In response to your Dec. 20 Opinion piece "Want to 'buy American' at gas pump?": Gigi Brienza's call for country-of-origin labeling of gasoline sounds fine in theory, but could have negative consequences domestically. By equating patriotism solely with "buying American," even more Americans would comfortably deny the relationship between their choice of automobile, its gas mileage, and our dependency on foreign oil and inclination to embroil ourselves in foreign conflicts.
Ms. Brienza's feel-good approach would almost certainly make drilling, and its accompanying environmental despoliation, a certainty in the Arctic National Wildlife Refuge and all the other national park and wilderness areas currently in the sights of Dick Cheney and his oily cronies.
In the long run, allowing people to feel good about purchasing gas for their SUVs is unpatriotic because it increases our dependency on unsustainable resources and allows more farsighted nations to get ahead of us in the development of alternative energy and transportation systems.
Regarding "Want to 'buy American' at the gas pump?": I agree wholeheartedly with Ms. Brienza. Last summer, I received e-mail asking everyone to boycott Exxon-Mobil, the premise being that, if their sales dropped, the rest of the industry would thereby lower gasoline prices nationwide.

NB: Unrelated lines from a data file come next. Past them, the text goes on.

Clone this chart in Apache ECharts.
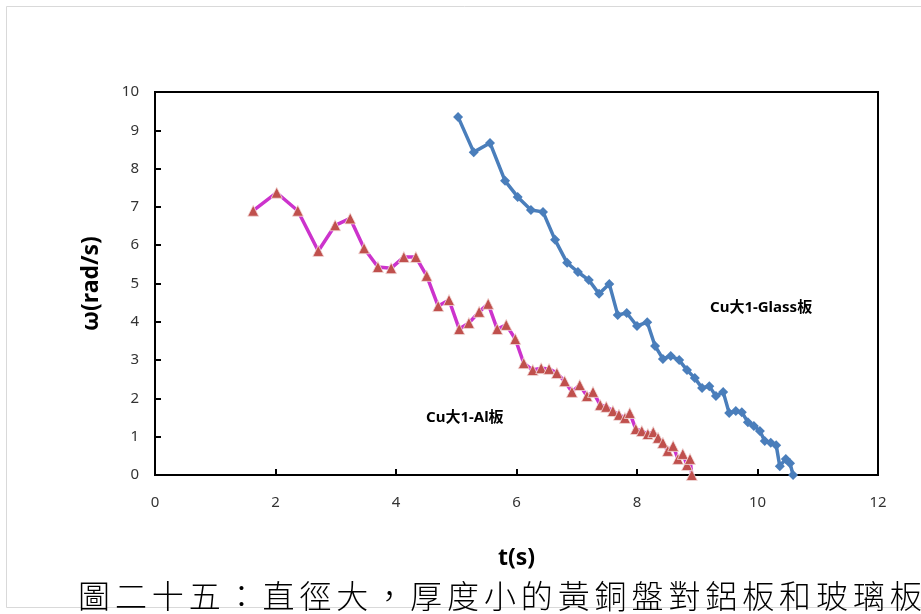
<!DOCTYPE html>
<html>
<head>
<meta charset="utf-8">
<script src="https://cdn.jsdelivr.net/npm/echarts@6/dist/echarts.min.js"></script>
<style>
html,body{margin:0;padding:0;background:#fff;}
#chart{width:921px;height:614px;}
</style>
</head>
<body>
<div id="chart"></div>
<script>
// Cu大1-Glass板 (t, ω)
const glassT = [5.03,5.29,5.56,5.81,6.02,6.24,6.44,6.64,6.84,7.02,7.20,7.37,7.54,7.68,7.83,8.00,8.17,8.30,8.43,8.56,8.70,8.83,8.96,9.08,9.20,9.31,9.43,9.53,9.64,9.74,9.84,9.94,10.04,10.12,10.22,10.31,10.37,10.47,10.54,10.59];
const glassW = [9.35,8.43,8.67,7.68,7.26,6.92,6.87,6.14,5.54,5.30,5.09,4.73,4.99,4.18,4.23,3.89,3.99,3.37,3.03,3.11,3.00,2.74,2.53,2.27,2.32,2.06,2.17,1.62,1.67,1.64,1.38,1.28,1.15,0.89,0.84,0.78,0.23,0.42,0.31,0.00];
// Cu大1-Al板 (t, ω)
const alT = [1.63,2.02,2.37,2.71,2.99,3.24,3.47,3.70,3.92,4.13,4.33,4.51,4.70,4.88,5.05,5.21,5.38,5.53,5.68,5.83,5.98,6.12,6.27,6.41,6.54,6.67,6.80,6.92,7.05,7.17,7.27,7.39,7.49,7.60,7.70,7.80,7.88,7.98,8.08,8.18,8.27,8.35,8.43,8.51,8.60,8.68,8.76,8.83,8.88,8.91];
const alW = [6.90,7.37,6.90,5.85,6.52,6.70,5.92,5.43,5.40,5.69,5.69,5.20,4.41,4.57,3.81,3.97,4.26,4.47,3.81,3.92,3.55,2.92,2.74,2.79,2.77,2.66,2.45,2.17,2.35,2.06,2.17,1.83,1.78,1.67,1.57,1.49,1.62,1.20,1.15,1.07,1.12,0.97,0.84,0.63,0.76,0.42,0.55,0.26,0.42,0.00];

const xTicks = {min:0, max:12, interval:2};
const yTicks = {min:0, max:10, interval:1};
const seriesNames = ['Cu大1-Glass板','Cu大1-Al板'];
const caption = '圖二十五：直徑大，厚度小的黃銅盤對鋁板和玻璃板';

const zip = (a,b) => a.map((v,i)=>[v,b[i]]);

const chart = echarts.init(document.getElementById('chart'));
const fontLat = 'Noto Sans, Liberation Sans, sans-serif';

const capChars = caption.split('').map((c,i)=>({
  type:'text', x: 78 + i*36.9, y: 580,
  style:{text:c, font:'300 32px "Noto Sans CJK TC"', fill:'#000', textBaseline:'top', textAlign:'left'}
}));

chart.setOption({
  animation:false,
  backgroundColor:'#fff',
  grid:{left:155, top:92, right:43, bottom:139, show:true, borderColor:'#000', borderWidth:2, backgroundColor:'transparent'},
  xAxis:{
    type:'value', min:xTicks.min, max:xTicks.max, interval:xTicks.interval,
    name:'t(s)', nameLocation:'middle', nameGap:72,
    nameTextStyle:{fontFamily:fontLat, fontWeight:'bold', fontSize:23, color:'#000'},
    axisLine:{show:true, onZero:false, lineStyle:{color:'#000', width:2}},
    axisTick:{show:true, inside:true, length:6, lineStyle:{color:'#000', width:2}},
    axisLabel:{fontFamily:fontLat, fontSize:15, color:'#333', margin:20},
    splitLine:{show:false}
  },
  yAxis:{
    type:'value', min:yTicks.min, max:yTicks.max, interval:yTicks.interval,
    name:'ω(rad/s)', nameLocation:'middle', nameGap:52, nameRotate:90,
    nameTextStyle:{fontFamily:fontLat, fontWeight:'bold', fontSize:23, color:'#000'},
    axisLine:{show:true, onZero:false, lineStyle:{color:'#000', width:2}},
    axisTick:{show:true, inside:true, length:6, lineStyle:{color:'#000', width:2}},
    axisLabel:{fontFamily:fontLat, fontSize:15, color:'#333', margin:16},
    splitLine:{show:false}
  },
  series:[
    {
      name:seriesNames[0], type:'line', data:zip(glassT, glassW),
      symbol:'diamond', symbolSize:10,
      lineStyle:{color:'#4A7EBB', width:3.5},
      itemStyle:{color:'#4A7EBB'},
      z:2
    },
    {
      name:seriesNames[1], type:'line', data:zip(alT, alW),
      symbol:'triangle', symbolSize:11,
      lineStyle:{color:'#CC33CC', width:3.5},
      itemStyle:{color:'#C0504D', borderColor:'#F2DCDB', borderWidth:0.8},
      z:3
    }
  ],
  graphic:[
    {type:'rect', shape:{x:6.5, y:6.5, width:940, height:601}, style:{fill:'none', stroke:'#D9D9D9', lineWidth:1}, z:-1},
    {type:'text', x:710, y:300, style:{text:seriesNames[0], font:'bold 15px "Noto Sans", "Noto Sans CJK TC", sans-serif', fill:'#000', textBaseline:'top'}},
    {type:'text', x:426, y:410, style:{text:seriesNames[1], font:'bold 15px "Noto Sans", "Noto Sans CJK TC", sans-serif', fill:'#000', textBaseline:'top'}}
  ].concat(capChars)
});
</script>
</body>
</html>
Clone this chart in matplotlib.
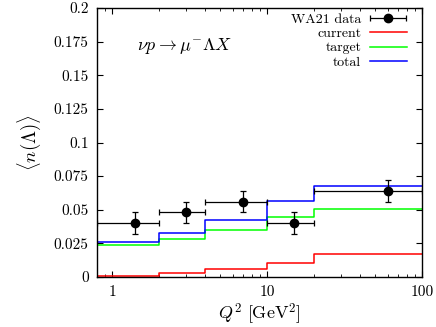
import numpy as np
import matplotlib
matplotlib.use("Agg")
import matplotlib.pyplot as plt
from matplotlib.ticker import FixedLocator, FixedFormatter, NullFormatter, LogLocator
from matplotlib.legend_handler import HandlerErrorbar

plt.rcParams['font.family'] = 'serif'
plt.rcParams['font.serif'] = ['cmr10']
plt.rcParams['mathtext.fontset'] = 'cm'
plt.rcParams['axes.formatter.use_mathtext'] = True

# Bin edges in Q^2 [GeV^2]
bin_edges = [0.8, 2, 4, 10, 20, 100]
current = [0.001, 0.0031, 0.0059, 0.0103, 0.017]
target = [0.0237, 0.0286, 0.0352, 0.0444, 0.0503]
total = [0.0258, 0.0325, 0.0425, 0.0563, 0.068]

# WA21 data
data_x = [1.4, 3.0, 7.0, 15.0, 60.0]
data_xlo = [0.8, 2, 4, 10, 20]
data_xhi = [2, 4, 10, 20, 100]
data_y = [0.040, 0.048, 0.056, 0.040, 0.064]
data_err = [0.008, 0.008, 0.008, 0.008, 0.008]

yticks = [0, 0.025, 0.05, 0.075, 0.1, 0.125, 0.15, 0.175, 0.2]
ytick_labels = ["0", "0.025", "0.05", "0.075", "0.1", "0.125", "0.15", "0.175", "0.2"]
xticks = [1, 10, 100]
xtick_labels = ["1", "10", "100"]

fig = plt.figure(figsize=(4.36, 3.27), dpi=100)
ax = fig.add_axes([97/436, 1-277/327, (422-97)/436, (277-8)/327])
ax.set_xscale('log')

def stepvals(v):
    return list(v) + [v[-1]]

lw = 1.1
ax.step(bin_edges, stepvals(current), where='post', color='#ff0000', lw=lw, label='current', zorder=2)
ax.step(bin_edges, stepvals(target), where='post', color='#00ff00', lw=lw, label='target', zorder=2)
ax.step(bin_edges, stepvals(total), where='post', color='#0000ff', lw=lw, label='total', zorder=2)

xerr = [np.array(data_x) - np.array(data_xlo), np.array(data_xhi) - np.array(data_x)]
ax.errorbar(data_x, data_y, xerr=xerr, yerr=data_err, fmt='o', color='black',
            ms=6, capsize=2, elinewidth=0.9, capthick=0.9, zorder=3)
# legend proxy (horizontal bar only, as in reference), placed outside the view
h_data = ax.errorbar([1.0], [-1.0], xerr=[0.1], fmt='o', color='black',
                     ms=6, capsize=2, elinewidth=0.9, capthick=0.9, label='WA21 data')

ax.set_xlim(0.8, 100)
ax.set_ylim(0, 0.2)
ax.yaxis.set_major_locator(FixedLocator(yticks))
ax.yaxis.set_major_formatter(FixedFormatter(ytick_labels))
ax.xaxis.set_major_locator(FixedLocator(xticks))
ax.xaxis.set_major_formatter(FixedFormatter(xtick_labels))
ax.xaxis.set_minor_locator(LogLocator(base=10, subs=np.arange(2, 10)))
ax.xaxis.set_minor_formatter(NullFormatter())

ax.tick_params(which='both', direction='in', top=True, right=True, labelsize=11)
ax.tick_params(which='major', length=4, width=0.8, pad=6)
ax.tick_params(which='minor', length=2, width=0.6)
for s in ax.spines.values():
    s.set_linewidth(1.0)

ax.set_xlabel(r'$Q^2\ [\mathrm{GeV}^2]$', fontsize=13, labelpad=2)
ax.set_ylabel(r'$\langle n(\Lambda)\rangle$', fontsize=13.5, labelpad=8)
ax.text(0.123, 0.86, r'$\nu p \to \mu^{-}\Lambda X$', transform=ax.transAxes,
        fontsize=13, ha='left', va='center')

handles, labels = ax.get_legend_handles_labels()
order = ['WA21 data', 'current', 'target', 'total']
hl = dict(zip(labels, handles))
ax.legend([hl[k] for k in order], order, loc='upper right', markerfirst=False,
          frameon=False, fontsize=10, handlelength=2.7, handletextpad=0.6,
          labelspacing=0.12, borderaxespad=0.0, borderpad=0.0,
          bbox_to_anchor=(407/436, 1-13/327), bbox_transform=fig.transFigure,
          handler_map={type(h_data): HandlerErrorbar(xerr_size=1.3)})

fig.savefig('out.png', dpi=100)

It didn't work. Either not enough people in agreement had computers, or most people thought, "What can one car do?"
It would be absolutely fascinating to see what would happen if the middle class truly had one spokesgroup that could put pressure on the industrial-military complex. AARP (formerly known as the American Association of Retired Persons) does it for seniors. Why not a group that solicits million of members to draw up an agenda and then lobby heavily? If our lawmakers or industrial scions neglect to act, we still have the power of voting and boycotting. If there are such groups, please get the word out.
In response to the Dec. 16 Opinion piece "Our fractured response to Lott": As one who chose to leave the country, but not the intellectual heritage, I maintain a keen interest in the progress of the US. To live by the principles upon which it was founded is not easy, but worthwhile. Thus, I followed with unease the miniscandal of one senator (Lott) unwisely congratulating another (Thurmond).
It reminds me of the coverage given in Australia some years ago to one moment of an interview in which an elderly former prime minister described Aboriginal culture as "weaker" in an attempt to explain social problems that many Aborigines endure.
While he explicitly referred to culture - and not people - the campaign to label him, and by extension his political descendants, as racist was extensive. Political correctness, like racism, blights many a landscape.
I do not think it could be said that I am a fan of either Trent Lott or Strom Thurmond, and they would probably find it hard to endorse some of my views. Yet given the amount of airtime gracefully allotted to racial, sexual, and religious intolerance, it appears suspicious to so carefully dissect such a remark from its context.
The article by Linda Wallace suggests a more sensible way to deal with the backslapping of old Dixiecrats, if indeed that is what it is. More so, it reassures me that there are those whose eyes are not merely seeking the next weapon to use against their political opponents. May they prevail against racists and the politically correct alike.